What to work on —
Using the records provided below, locate and copy each line that contains the word "chart".
## START Exercise inputs
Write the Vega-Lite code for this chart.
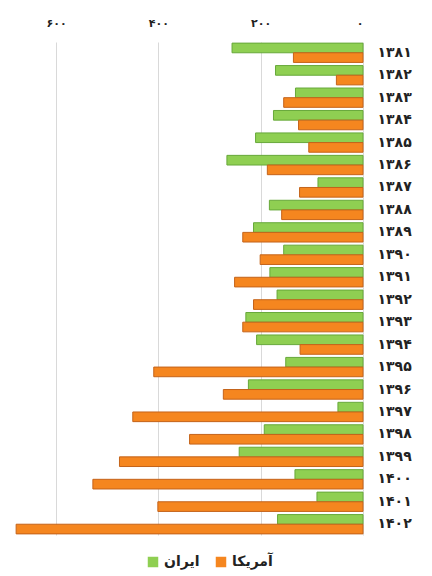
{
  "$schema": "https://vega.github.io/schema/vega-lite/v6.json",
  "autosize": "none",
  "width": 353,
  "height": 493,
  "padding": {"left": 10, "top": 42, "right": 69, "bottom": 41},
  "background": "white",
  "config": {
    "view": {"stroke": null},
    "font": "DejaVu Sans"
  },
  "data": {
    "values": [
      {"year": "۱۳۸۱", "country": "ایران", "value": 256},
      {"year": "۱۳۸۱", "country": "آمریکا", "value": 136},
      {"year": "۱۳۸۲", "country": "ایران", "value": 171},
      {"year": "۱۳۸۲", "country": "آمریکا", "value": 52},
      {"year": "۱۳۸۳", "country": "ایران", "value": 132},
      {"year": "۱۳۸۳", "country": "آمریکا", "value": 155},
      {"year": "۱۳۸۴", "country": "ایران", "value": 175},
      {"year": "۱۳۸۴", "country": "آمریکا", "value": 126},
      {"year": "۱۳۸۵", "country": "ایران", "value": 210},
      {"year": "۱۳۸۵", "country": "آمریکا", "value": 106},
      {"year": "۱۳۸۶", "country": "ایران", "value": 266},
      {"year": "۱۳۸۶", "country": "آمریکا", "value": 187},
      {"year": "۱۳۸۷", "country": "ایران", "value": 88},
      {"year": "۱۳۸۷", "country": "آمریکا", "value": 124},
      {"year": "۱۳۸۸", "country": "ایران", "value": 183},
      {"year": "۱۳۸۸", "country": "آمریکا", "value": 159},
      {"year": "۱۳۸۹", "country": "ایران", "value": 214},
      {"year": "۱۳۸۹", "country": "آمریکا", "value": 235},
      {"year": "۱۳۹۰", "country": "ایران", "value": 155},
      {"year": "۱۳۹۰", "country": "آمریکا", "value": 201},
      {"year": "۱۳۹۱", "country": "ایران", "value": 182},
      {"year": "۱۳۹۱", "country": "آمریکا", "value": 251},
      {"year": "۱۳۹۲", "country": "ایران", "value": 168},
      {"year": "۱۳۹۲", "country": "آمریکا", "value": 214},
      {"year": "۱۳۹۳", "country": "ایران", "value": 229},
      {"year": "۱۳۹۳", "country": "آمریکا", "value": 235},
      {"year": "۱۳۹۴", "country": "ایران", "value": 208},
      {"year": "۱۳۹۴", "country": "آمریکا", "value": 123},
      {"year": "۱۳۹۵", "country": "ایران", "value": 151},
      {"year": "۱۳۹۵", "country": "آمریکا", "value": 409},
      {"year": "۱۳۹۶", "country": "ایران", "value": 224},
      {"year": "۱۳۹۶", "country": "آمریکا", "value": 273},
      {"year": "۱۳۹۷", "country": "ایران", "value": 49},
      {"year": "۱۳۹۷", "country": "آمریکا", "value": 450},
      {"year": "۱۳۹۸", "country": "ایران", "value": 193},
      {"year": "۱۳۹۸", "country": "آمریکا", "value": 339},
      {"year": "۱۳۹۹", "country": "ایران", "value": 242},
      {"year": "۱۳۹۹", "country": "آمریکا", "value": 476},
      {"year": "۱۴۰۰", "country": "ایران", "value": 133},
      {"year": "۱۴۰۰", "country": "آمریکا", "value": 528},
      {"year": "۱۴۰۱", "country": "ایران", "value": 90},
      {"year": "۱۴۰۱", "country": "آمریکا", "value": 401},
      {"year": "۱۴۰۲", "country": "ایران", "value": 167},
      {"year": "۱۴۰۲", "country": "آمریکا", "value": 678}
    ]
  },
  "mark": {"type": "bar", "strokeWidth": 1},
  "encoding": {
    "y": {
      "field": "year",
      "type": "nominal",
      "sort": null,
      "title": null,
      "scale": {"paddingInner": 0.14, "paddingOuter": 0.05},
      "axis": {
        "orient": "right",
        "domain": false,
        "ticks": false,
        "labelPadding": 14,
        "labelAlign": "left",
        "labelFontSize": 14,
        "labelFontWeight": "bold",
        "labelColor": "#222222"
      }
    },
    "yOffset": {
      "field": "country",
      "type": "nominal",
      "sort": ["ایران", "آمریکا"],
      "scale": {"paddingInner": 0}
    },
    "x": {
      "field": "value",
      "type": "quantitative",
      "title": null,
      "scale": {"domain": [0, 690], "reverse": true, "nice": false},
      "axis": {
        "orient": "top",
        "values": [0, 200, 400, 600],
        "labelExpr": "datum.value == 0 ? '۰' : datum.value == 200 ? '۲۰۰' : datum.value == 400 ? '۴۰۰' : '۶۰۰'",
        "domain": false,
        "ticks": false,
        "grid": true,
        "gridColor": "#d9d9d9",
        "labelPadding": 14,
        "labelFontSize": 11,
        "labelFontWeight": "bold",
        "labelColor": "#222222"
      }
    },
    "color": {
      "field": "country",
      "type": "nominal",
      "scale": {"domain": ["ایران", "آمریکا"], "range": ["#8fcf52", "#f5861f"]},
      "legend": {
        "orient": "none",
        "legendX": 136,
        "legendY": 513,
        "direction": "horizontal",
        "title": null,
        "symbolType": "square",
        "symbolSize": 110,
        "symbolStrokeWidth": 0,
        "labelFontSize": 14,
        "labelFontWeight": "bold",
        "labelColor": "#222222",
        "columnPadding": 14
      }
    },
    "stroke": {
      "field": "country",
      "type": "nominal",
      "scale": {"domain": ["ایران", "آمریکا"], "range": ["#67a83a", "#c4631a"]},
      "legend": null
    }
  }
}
## END Exercise inputs
## START Exercise inputs
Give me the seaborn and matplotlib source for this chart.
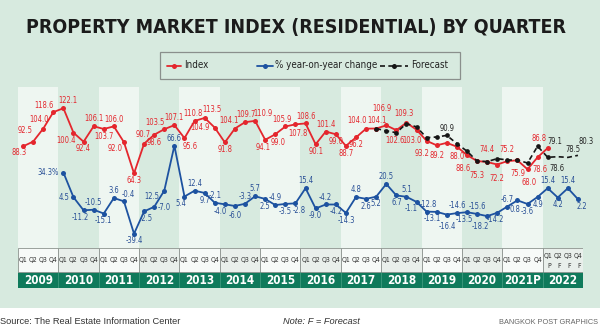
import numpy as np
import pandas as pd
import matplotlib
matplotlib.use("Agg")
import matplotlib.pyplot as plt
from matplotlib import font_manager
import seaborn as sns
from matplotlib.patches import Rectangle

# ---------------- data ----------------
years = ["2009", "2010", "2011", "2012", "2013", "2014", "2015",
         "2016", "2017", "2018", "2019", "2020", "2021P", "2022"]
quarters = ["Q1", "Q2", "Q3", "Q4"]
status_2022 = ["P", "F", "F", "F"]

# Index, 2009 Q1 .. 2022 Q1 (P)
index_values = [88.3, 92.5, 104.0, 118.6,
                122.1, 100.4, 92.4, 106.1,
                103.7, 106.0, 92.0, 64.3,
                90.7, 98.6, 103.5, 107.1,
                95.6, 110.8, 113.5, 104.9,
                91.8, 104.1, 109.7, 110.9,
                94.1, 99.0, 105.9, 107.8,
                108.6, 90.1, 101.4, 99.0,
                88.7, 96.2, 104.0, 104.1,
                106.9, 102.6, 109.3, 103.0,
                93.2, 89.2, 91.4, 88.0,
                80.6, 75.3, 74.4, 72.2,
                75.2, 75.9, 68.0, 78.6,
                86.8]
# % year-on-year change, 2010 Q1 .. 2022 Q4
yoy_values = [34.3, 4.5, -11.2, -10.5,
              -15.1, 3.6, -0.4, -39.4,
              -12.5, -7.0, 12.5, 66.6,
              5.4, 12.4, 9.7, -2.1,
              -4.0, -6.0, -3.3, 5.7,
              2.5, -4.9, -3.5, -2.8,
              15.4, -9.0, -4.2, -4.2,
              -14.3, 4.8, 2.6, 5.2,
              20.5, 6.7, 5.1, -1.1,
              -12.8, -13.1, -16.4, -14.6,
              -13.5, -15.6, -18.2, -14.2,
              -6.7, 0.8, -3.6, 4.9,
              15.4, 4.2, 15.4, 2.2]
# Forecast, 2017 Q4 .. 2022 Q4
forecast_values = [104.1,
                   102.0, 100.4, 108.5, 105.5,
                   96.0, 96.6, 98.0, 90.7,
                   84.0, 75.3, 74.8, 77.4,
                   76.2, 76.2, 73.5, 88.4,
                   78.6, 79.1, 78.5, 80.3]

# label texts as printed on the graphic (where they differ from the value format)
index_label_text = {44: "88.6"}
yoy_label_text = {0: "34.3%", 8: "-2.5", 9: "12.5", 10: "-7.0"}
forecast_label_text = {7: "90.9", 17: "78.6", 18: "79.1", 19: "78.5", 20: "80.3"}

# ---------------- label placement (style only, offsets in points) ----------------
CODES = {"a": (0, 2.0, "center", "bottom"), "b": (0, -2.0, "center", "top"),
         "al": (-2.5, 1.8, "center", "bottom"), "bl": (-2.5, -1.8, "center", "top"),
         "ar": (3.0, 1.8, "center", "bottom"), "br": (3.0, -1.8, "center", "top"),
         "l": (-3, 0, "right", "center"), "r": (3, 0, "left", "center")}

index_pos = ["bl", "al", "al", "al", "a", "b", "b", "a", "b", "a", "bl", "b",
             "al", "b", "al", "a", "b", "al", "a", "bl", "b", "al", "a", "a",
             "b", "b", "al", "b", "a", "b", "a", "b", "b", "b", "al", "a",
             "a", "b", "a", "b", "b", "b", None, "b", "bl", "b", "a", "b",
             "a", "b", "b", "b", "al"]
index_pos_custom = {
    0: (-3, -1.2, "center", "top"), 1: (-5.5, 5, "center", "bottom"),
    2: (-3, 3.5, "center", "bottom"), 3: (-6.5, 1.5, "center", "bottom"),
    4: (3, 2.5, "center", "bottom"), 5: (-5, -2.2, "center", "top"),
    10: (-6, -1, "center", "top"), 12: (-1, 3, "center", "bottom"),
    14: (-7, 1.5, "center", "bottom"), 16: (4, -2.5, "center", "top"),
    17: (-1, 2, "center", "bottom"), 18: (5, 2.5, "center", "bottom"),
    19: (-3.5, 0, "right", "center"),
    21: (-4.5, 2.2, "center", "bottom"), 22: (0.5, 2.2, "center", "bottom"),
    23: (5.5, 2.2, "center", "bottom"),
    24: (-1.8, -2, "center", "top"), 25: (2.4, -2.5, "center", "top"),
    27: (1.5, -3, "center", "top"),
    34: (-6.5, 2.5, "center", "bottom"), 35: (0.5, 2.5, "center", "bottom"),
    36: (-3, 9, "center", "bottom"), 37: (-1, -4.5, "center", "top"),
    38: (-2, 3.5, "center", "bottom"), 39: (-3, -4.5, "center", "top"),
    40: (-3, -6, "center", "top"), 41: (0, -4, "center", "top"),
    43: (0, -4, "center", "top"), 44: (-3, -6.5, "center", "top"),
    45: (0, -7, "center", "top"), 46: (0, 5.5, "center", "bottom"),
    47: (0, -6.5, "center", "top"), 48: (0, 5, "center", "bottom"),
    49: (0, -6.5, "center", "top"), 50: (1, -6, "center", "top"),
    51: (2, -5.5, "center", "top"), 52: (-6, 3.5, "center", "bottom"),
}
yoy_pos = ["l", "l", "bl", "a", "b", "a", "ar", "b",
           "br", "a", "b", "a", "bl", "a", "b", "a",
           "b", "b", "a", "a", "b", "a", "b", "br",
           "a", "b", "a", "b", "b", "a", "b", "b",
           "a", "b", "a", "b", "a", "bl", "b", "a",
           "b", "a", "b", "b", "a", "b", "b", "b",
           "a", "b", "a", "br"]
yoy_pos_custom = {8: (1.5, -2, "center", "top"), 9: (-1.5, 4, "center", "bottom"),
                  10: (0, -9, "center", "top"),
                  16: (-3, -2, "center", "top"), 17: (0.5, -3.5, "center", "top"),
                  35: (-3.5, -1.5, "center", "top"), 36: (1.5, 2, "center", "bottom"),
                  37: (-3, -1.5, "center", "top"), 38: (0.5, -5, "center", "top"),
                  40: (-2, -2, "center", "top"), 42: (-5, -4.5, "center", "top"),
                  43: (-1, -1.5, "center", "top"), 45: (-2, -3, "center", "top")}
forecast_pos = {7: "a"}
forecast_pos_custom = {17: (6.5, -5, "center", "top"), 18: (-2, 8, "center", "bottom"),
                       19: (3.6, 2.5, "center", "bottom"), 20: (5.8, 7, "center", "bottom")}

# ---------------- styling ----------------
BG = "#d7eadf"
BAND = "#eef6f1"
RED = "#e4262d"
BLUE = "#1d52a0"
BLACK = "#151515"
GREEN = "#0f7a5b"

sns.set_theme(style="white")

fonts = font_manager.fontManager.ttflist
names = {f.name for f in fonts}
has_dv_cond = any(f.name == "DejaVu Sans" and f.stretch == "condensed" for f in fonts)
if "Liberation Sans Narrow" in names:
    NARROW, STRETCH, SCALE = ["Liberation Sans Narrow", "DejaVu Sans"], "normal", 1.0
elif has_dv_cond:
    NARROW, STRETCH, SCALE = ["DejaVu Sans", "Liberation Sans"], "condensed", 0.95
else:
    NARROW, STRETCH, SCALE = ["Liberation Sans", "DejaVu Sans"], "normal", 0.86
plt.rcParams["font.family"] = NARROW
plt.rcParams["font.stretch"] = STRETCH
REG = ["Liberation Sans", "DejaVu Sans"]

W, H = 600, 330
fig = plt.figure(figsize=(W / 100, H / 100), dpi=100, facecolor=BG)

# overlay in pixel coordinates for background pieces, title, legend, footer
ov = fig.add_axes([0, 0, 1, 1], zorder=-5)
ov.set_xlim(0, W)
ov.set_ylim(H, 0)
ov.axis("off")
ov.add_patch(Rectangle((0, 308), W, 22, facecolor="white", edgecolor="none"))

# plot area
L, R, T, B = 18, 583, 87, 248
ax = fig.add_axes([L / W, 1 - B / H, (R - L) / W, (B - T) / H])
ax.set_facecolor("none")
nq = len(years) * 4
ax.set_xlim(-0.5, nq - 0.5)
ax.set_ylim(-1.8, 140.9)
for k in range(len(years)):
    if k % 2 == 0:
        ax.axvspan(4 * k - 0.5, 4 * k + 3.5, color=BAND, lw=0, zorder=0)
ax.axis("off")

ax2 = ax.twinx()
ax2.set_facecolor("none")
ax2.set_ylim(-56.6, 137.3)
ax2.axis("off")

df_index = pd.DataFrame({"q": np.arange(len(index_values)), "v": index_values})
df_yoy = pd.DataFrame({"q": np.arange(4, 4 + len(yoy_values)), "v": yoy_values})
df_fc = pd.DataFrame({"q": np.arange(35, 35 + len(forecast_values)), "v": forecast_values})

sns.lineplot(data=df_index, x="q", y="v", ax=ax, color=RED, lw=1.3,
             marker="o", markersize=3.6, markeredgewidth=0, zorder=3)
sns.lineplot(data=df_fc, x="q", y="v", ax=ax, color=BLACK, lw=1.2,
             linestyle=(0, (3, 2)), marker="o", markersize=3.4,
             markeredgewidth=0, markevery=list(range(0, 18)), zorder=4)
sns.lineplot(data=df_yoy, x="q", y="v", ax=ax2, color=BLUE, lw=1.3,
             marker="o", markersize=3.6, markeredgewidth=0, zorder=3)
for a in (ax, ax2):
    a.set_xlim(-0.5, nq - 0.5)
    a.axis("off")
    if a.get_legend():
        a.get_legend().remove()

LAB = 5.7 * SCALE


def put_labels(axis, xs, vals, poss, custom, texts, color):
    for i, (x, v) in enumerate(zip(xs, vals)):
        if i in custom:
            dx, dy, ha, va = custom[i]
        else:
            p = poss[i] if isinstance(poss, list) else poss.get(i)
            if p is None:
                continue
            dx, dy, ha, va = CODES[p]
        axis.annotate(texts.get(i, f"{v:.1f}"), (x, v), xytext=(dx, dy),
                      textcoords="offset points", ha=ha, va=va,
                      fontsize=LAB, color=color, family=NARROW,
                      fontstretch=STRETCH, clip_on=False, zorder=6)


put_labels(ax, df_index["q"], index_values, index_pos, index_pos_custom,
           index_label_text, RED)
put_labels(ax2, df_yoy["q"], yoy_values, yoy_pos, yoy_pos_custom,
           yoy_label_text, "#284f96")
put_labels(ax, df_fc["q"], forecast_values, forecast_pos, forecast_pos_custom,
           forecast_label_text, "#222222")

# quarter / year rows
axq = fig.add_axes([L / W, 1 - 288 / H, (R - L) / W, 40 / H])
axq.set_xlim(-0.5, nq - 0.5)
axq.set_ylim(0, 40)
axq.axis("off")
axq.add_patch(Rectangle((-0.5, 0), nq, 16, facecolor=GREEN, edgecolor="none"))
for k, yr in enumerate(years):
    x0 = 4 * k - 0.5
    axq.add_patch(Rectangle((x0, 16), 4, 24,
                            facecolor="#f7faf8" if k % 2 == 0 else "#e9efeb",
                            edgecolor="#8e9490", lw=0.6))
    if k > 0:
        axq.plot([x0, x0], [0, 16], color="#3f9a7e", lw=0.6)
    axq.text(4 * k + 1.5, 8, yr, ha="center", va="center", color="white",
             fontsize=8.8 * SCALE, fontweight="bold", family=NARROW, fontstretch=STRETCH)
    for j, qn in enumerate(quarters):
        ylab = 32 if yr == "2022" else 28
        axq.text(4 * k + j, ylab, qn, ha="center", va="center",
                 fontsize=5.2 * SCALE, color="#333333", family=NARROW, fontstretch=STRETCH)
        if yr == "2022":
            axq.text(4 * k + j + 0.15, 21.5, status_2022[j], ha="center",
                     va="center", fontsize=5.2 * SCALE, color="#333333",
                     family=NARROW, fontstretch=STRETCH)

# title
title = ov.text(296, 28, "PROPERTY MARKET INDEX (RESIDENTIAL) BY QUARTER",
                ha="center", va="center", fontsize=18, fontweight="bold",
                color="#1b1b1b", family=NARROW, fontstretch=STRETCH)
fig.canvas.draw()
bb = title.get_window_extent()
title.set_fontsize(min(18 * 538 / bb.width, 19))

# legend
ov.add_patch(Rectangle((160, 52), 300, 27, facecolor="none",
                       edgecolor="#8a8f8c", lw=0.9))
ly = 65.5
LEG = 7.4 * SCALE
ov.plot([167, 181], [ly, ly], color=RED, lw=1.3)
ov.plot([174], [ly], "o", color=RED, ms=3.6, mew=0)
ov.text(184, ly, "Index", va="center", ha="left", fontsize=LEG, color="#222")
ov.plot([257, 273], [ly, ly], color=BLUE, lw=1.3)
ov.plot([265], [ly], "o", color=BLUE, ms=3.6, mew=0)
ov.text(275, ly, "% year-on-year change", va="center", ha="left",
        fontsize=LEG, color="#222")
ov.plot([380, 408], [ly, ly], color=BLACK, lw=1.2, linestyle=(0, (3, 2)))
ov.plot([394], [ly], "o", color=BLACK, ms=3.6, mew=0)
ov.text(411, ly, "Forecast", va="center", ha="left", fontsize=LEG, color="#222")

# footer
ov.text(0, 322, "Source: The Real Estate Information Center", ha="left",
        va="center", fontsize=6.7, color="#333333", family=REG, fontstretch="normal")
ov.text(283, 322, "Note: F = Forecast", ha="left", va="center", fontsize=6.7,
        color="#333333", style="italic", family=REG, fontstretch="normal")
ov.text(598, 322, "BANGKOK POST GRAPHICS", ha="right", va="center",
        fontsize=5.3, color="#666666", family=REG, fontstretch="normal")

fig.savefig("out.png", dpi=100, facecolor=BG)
## END Exercise inputs
The answer —
Write the Vega-Lite code for this chart.
Give me the seaborn and matplotlib source for this chart.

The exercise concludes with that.